Wiedmer: Ex-Baylor player Luke Apfeld is Vermont leader

Friday, January 1, 1904

Baylor School basketball coach Austin Clark doesn't spend much time worrying about what might have been.

So he even though his mind may wander back to 2006 when he sees former player Luke Apfeld start at forward tonight for Vermont against Lamar in an NCAA tournament first-round game in Dayton, Ohio, he won't wonder what might have been.

"I don't play that game," Clark said Tuesday morning when asked about Apfeld, who left after his freshman season.

"As I like to say, 'There's many a slip between the cup and the lip.' If Luke had stayed, I'm sure he would have been a great player here. But I've kept up with him and I'm so happy for him and all he's accomplished since he left."

Actually, the 6-foot-7 Apfeld left Chattanooga twice. The first time was when he was 4, and Patrick and Kristine Apfeld moved Luke, Grace and older brother Jordan to Switzerland for a few years. The second time was in 2006, when the family left its Signal Mountain home for New Hampshire and Luke enrolled at Brewster Academy.

"I still remember everything about Chattanooga and Baylor," the 21-year-old Apfeld said by cell phone from Dayton.

"I stay in touch with a lot of those guys. I've gone on vacations with them. I keep up with Jordan Clark [Austin's son] and I talk to Zane Gibson -- who's playing at Middle Tennessee now -- quite a bit, as well as several other guys. In fact, I talked to Zane just the other day."

His recent days have been taken up by stirring basketball wins, especially Vermont's weekend victory over Stony Brook that clinched the America East Conference championship.

Apfeld's dunk a week earlier with 11 seconds to play in regulation forced overtime against Hartford in a conference semifinal, which the Catamounts later won in double-overtime.

His all-around play throughout the season has caused first-year Vermont coach John Becker to remark more than once that "Luke is our best athlete. He brings energy, defense and rebounding every night."

At least he does since he recovered from the last of three ACL injuries -- two to his right knee and one to his left in in a span of 16 months from his senior year in high school through his true freshman season at Vermont.

"I thought about giving up basketball," Apfeld told CBSSports.com earlier this season. "My doctor wanted me to hang it up, that the risk after doing it three times is as high as it can be.
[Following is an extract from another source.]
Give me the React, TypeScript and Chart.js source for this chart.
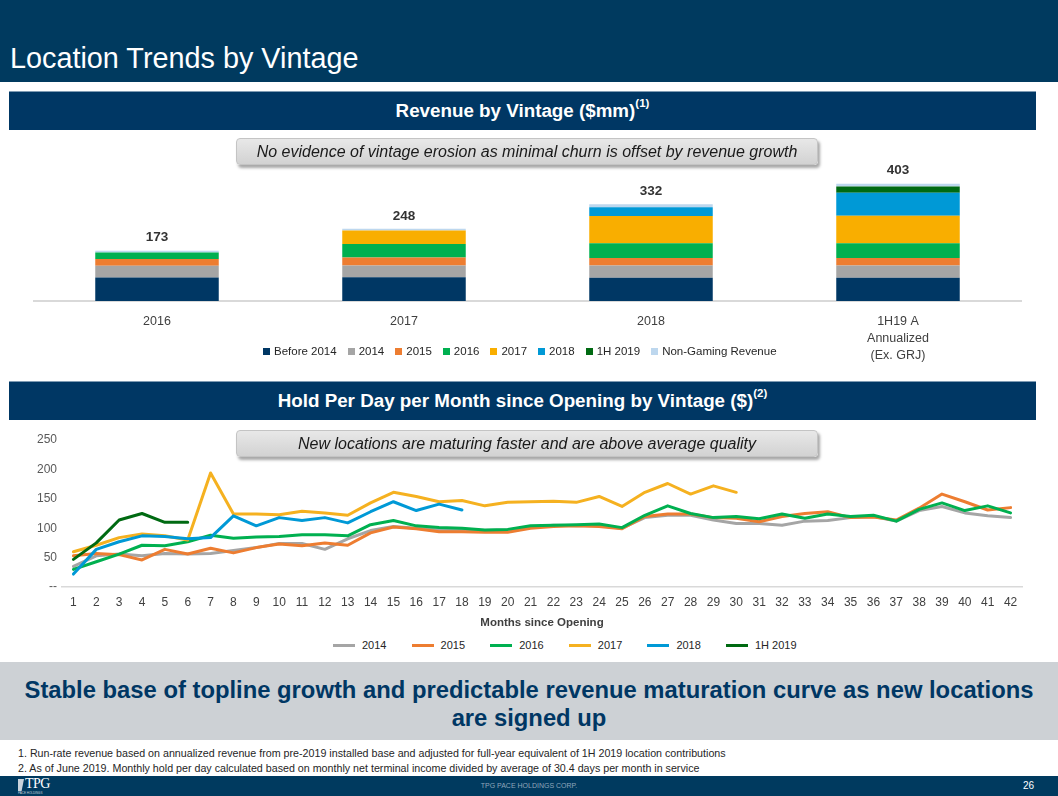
import React, { useEffect, useRef } from 'react';
import { Chart, registerables } from 'chart.js';

Chart.register(...registerables);

const SANS = "'Liberation Sans', Arial, Helvetica, sans-serif";

// ---------- Revenue by Vintage ($mm) ----------
const barCategories = ['2016', '2017', '2018', ['1H19 A', 'Annualized', '(Ex. GRJ)']];
const revBefore2014 = [81, 82, 80, 80];
const rev2014 = [40, 40, 42, 42];
const rev2015 = [23, 27, 26, 26];
const rev2016 = [23, 47, 50, 50];
const rev2017 = [null, 46, 94, 95];
const rev2018 = [null, null, 30, 79];
const rev1H2019 = [null, null, null, 21];
const revNonGaming = [6, 6, 10, 10];

const barSeriesLabels = ['Before 2014', '2014', '2015', '2016', '2017', '2018', '1H 2019', 'Non-Gaming Revenue'];
const barSeriesColors = ['#003764', '#A5A5A5', '#ED7D31', '#00B050', '#F9AE00', '#0099D6', '#006A12', '#BDD7EE'];
const barSeriesData = [revBefore2014, rev2014, rev2015, rev2016, rev2017, rev2018, rev1H2019, revNonGaming];

// ---------- Hold Per Day per Month since Opening ($) ----------
const monthLabels = ['1', '2', '3', '4', '5', '6', '7', '8', '9', '10', '11', '12', '13', '14', '15', '16', '17', '18', '19', '20', '21',
  '22', '23', '24', '25', '26', '27', '28', '29', '30', '31', '32', '33', '34', '35', '36', '37', '38', '39', '40', '41', '42'];

const hold2014 = [35, 53, 56, 53, 57, 56, 57, 62, 67, 74, 74, 64, 82, 96, 103, 100, 97, 97, 96, 97, 102,
  105, 104, 104, 100, 118, 122, 122, 114, 108, 108, 105, 112, 113, 118, 120, 112, 130, 137, 126, 121, 118];
const hold2015 = [53, 57, 55, 46, 64, 56, 66, 58, 67, 73, 70, 75, 71, 92, 102, 99, 94, 94, 93, 93, 100,
  103, 104, 103, 99, 120, 124, 124, 118, 117, 111, 120, 125, 128, 118, 119, 114, 134, 158, 145, 131, 135];
const hold2016 = [30, 43, 56, 71, 70, 77, 88, 83, 85, 86, 89, 89, 87, 106, 113, 104, 101, 100, 97, 98, 104,
  105, 106, 107, 101, 122, 138, 125, 118, 120, 116, 124, 117, 124, 120, 122, 112, 132, 143, 130, 138, 126];
const hold2017 = [60, 71, 84, 90, 87, 80, 194, 124, 124, 123, 129, 126, 122, 143, 161, 154, 145, 147, 138, 144, 145,
  146, 144, 154, 137, 161, 176, 158, 172, 161];
const hold2018 = [22, 64, 77, 87, 86, 82, 84, 121, 104, 118, 113, 118, 109, 128, 145, 130, 141, 131];
const hold1H2019 = [47, 75, 114, 125, 110, 110];

const lineSeriesLabels = ['2014', '2015', '2016', '2017', '2018', '1H 2019'];
const lineSeriesColors = ['#A5A5A5', '#ED7D31', '#00B050', '#F5B120', '#0099D6', '#006A12'];
const lineSeriesData = [hold2014, hold2015, hold2016, hold2017, hold2018, hold1H2019];

const yTickValues = [0, 50, 100, 150, 200, 250];

function RevenueChart() {
  const ref = useRef<HTMLCanvasElement>(null);
  useEffect(() => {
    if (!ref.current) return;
    const totalsPlugin = {
      id: 'totals',
      afterDatasetsDraw(chart: any) {
        const { ctx } = chart;
        const xs = chart.scales.x;
        const ys = chart.scales.y;
        ctx.save();
        ctx.font = `bold 13.5px ${SANS}`;
        ctx.fillStyle = '#333333';
        ctx.textAlign = 'center';
        ctx.textBaseline = 'middle';
        barCategories.forEach((_, i) => {
          const total = barSeriesData.reduce((s, arr) => s + ((arr[i] as number) ?? 0), 0);
          ctx.fillText(String(total), xs.getPixelForValue(i), ys.getPixelForValue(total) - 13);
        });
        ctx.restore();
      },
    };
    const chart = new Chart(ref.current, {
      type: 'bar',
      data: {
        labels: barCategories as any,
        datasets: barSeriesData.map((d, i) => ({
          label: barSeriesLabels[i],
          data: d as any,
          backgroundColor: barSeriesColors[i],
          borderWidth: 0,
          barPercentage: 0.5,
          categoryPercentage: 1,
        })),
      },
      options: {
        responsive: false,
        animation: false,
        layout: { padding: { left: 33.5, right: 36.5, top: 20, bottom: 0 } },
        plugins: { legend: { display: false }, tooltip: { enabled: false } },
        scales: {
          x: {
            stacked: true,
            grid: { display: false, drawTicks: false },
            border: { display: true, color: '#D9D9D9', width: 2 },
            ticks: { color: '#404040', font: { family: SANS, size: 12.5, lineHeight: 1.36 }, padding: 12, maxRotation: 0, autoSkip: false },
            afterFit: (s: any) => { s.height = 64; },
          },
          y: { stacked: true, display: false, min: 0, max: 450 },
        },
      },
      plugins: [totalsPlugin],
    });
    return () => chart.destroy();
  }, []);
  return <canvas ref={ref} width={1058} height={215} style={{ position: 'absolute', left: 0, top: 150 }} />;
}

function HoldChart() {
  const ref = useRef<HTMLCanvasElement>(null);
  useEffect(() => {
    if (!ref.current) return;
    const order = [6, 5, 4, 3, 2, 1];
    const chart = new Chart(ref.current, {
      type: 'line',
      data: {
        labels: monthLabels,
        datasets: lineSeriesData.map((d, i) => ({
          label: lineSeriesLabels[i],
          data: d,
          borderColor: lineSeriesColors[i],
          backgroundColor: lineSeriesColors[i],
          borderWidth: 3,
          pointRadius: 0,
          tension: 0,
          borderJoinStyle: 'round' as const,
          borderCapStyle: 'round' as const,
          order: order[i],
        })),
      },
      options: {
        responsive: false,
        animation: false,
        layout: { padding: { left: 0, right: 36, top: 15, bottom: 0 } },
        plugins: { legend: { display: false }, tooltip: { enabled: false } },
        scales: {
          x: {
            offset: true,
            grid: { display: false, drawTicks: false },
            border: { display: true, color: '#D9D9D9', width: 1.5 },
            ticks: { color: '#404040', font: { family: SANS, size: 12 }, padding: 8, maxRotation: 0, autoSkip: false },
            title: { display: true, text: 'Months since Opening', color: '#404040', font: { family: SANS, size: 11.5, weight: 'bold' }, padding: { top: 0, bottom: 5 } },
            afterFit: (s: any) => { s.height = 48; },
          },
          y: {
            min: 0,
            max: 250,
            grid: { display: false, drawTicks: false },
            border: { display: false },
            afterBuildTicks: (s: any) => { s.ticks = yTickValues.map((v) => ({ value: v })); },
            ticks: {
              color: '#595959',
              font: { family: SANS, size: 12 },
              padding: 5,
              callback: (v: any) => (Number(v) === 0 ? '--' : String(v)),
            },
            afterFit: (s: any) => { s.width = 62; },
          },
        },
      },
    });
    return () => chart.destroy();
  }, []);
  return <canvas ref={ref} width={1058} height={210} style={{ position: 'absolute', left: 0, top: 425 }} />;
}

const band: React.CSSProperties = {
  position: 'absolute', left: 9, width: 1027, height: 39, background: '#003764',
  color: '#fff', fontFamily: SANS, fontWeight: 'bold', fontSize: 18.8, display: 'flex',
  alignItems: 'center', justifyContent: 'center', boxSizing: 'border-box', borderTop: '1px solid #7f9bb3',
};

const callout: React.CSSProperties = {
  position: 'absolute', left: 236, width: 582, height: 27, borderRadius: 4,
  background: 'linear-gradient(#e8e8e8, #d2d2d2)', boxShadow: '2px 3px 3px rgba(0,0,0,0.35)',
  border: '1px solid #c4c4c4', boxSizing: 'border-box', display: 'flex', alignItems: 'center',
  justifyContent: 'center', fontFamily: SANS, fontStyle: 'italic', fontSize: 16, color: '#1a1a1a', whiteSpace: 'nowrap',
};

export default function App() {
  return (
    <div style={{ position: 'absolute', left: 0, top: 0, width: 1058, height: 796, overflow: 'hidden', background: '#fff', fontFamily: SANS }}>
      <div style={{ position: 'absolute', left: 0, top: 0, width: 1058, height: 82, background: '#003A5F' }}>
        <div style={{ position: 'absolute', left: 10, top: 42, fontSize: 28.8, lineHeight: '32px', color: '#fff', whiteSpace: 'nowrap' }}>
          Location Trends by Vintage
        </div>
      </div>

      <div style={{ ...band, top: 91 }}>
        <span>Revenue by Vintage ($mm)<sup style={{ fontSize: 11.5, verticalAlign: 'top', position: 'relative', top: -3 }}>(1)</sup></span>
      </div>

      <RevenueChart />
      <div style={{ ...callout, top: 138 }}>No evidence of vintage erosion as minimal churn is offset by revenue growth</div>

      <div style={{ position: 'absolute', left: 263, top: 345, display: 'flex', alignItems: 'center', fontSize: 11.5, color: '#262626', whiteSpace: 'nowrap' }}>
        {barSeriesLabels.map((l, i) => (
          <div key={l} style={{ display: 'flex', alignItems: 'center', marginRight: 11 }}>
            <div style={{ width: 7, height: 7, background: barSeriesColors[i], marginRight: 4 }} />
            <span>{l}</span>
          </div>
        ))}
      </div>

      <div style={{ ...band, top: 381 }}>
        <span>Hold Per Day per Month since Opening by Vintage ($)<sup style={{ fontSize: 11.5, verticalAlign: 'top', position: 'relative', top: -3 }}>(2)</sup></span>
      </div>

      <HoldChart />
      <div style={{ ...callout, top: 430 }}>New locations are maturing faster and are above average quality</div>

      <div style={{ position: 'absolute', left: 333, top: 639, display: 'flex', alignItems: 'center', fontSize: 11, color: '#262626', whiteSpace: 'nowrap' }}>
        {lineSeriesLabels.map((l, i) => (
          <div key={l} style={{ display: 'flex', alignItems: 'center', width: 78.6 }}>
            <div style={{ width: 22, height: 3, background: lineSeriesColors[i], marginRight: 7 }} />
            <span>{l}</span>
          </div>
        ))}
      </div>

      <div style={{ position: 'absolute', left: 0, top: 662, width: 1058, height: 78, paddingTop: 6, boxSizing: 'border-box', background: '#CDD1D5', display: 'flex', alignItems: 'center', justifyContent: 'center', textAlign: 'center', color: '#003764', fontWeight: 'bold', fontSize: 23.8, lineHeight: '28px', whiteSpace: 'nowrap' }}>
        <div>Stable base of topline growth and predictable revenue maturation curve as new locations<br />are signed up</div>
      </div>

      <div style={{ position: 'absolute', left: 18, top: 746, fontSize: 10.7, lineHeight: '15px', color: '#262626', whiteSpace: 'nowrap' }}>
        <div>1. Run-rate revenue based on annualized revenue from pre-2019 installed base and adjusted for full-year equivalent of 1H 2019 location contributions</div>
        <div>2. As of June 2019. Monthly hold per day calculated based on monthly net terminal income divided by average of 30.4 days per month in service</div>
      </div>

      <div style={{ position: 'absolute', left: 0, top: 776, width: 1058, height: 20, background: '#003A5F' }}>
        <div style={{ position: 'absolute', left: 18, top: 3, width: 6, height: 12, background: '#c9d3dc', clipPath: 'polygon(0 0, 100% 0, 60% 100%, 0 100%)' }} />
        <div style={{ position: 'absolute', left: 25, top: 1, fontFamily: "'Liberation Serif', serif", fontSize: 14, lineHeight: '14px', color: '#fff', letterSpacing: -0.5 }}>TPG</div>
        <div style={{ position: 'absolute', left: 18, top: 15, fontSize: 3, lineHeight: '4px', color: '#c9d3dc', whiteSpace: 'nowrap' }}>PACE HOLDINGS</div>
        <div style={{ position: 'absolute', left: 0, width: 1058, top: 5, textAlign: 'center', fontSize: 7, lineHeight: '9px', color: '#8fa6bb' }}>TPG PACE HOLDINGS CORP.</div>
        <div style={{ position: 'absolute', right: 24, top: 4, fontSize: 10, lineHeight: '12px', color: '#fff' }}>26</div>
      </div>
    </div>
  );
}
He told my parents that my body wouldn't be able to take it if it happened again."

But he couldn't quit. Apfeld averages 10.2 points and 3.9 rebounds a game, having scored a career high of 24 points earlier this season at Towson.

"I remember being able to jump off one leg really well," he said. "I can't do that anymore. Now I'm more of a two-foot guy. ... I know I'll never get that athleticism I used to have back."

But he'll always have a lot of great memories from his years in Chattanooga, especially the food.

"I remember when we were on Signal," he said, "and sometimes on weekends my parents would get to the Bread Basket and bring home some bread just out off the oven. And I still go to Shuford's for barbecue every time I'm in town. You can't get anything like that in Vermont. That's probably one of the things I miss the most is the food down there."

Actually, he said, he misses a lot of things.

"I only remember good things about Baylor and Chattanooga," he said. "Great community, great school."

That especially applies to Coach Clark.

"I'll always remember his loyalty," Apfeld said. "He always told us he'd be down in the trenches fighting with us, and he always was. That kind of loyalty is hard to find."

Apfeld said he's been fortunate to find that same loyalty at Vermont as he's battled back from his knee problems, loyalty that now has the Catamounts in the play-in game with a second-round contest against North Carolina on the horizon for Friday in Greensboro if they can turn back Lamar.

"Oh, it's been great," he said. "A charter flight to Dayton. A police escort. It's a pretty cool experience."

Almost as cool as knowing Apfeld retains such warm memories of his former Chattanooga home.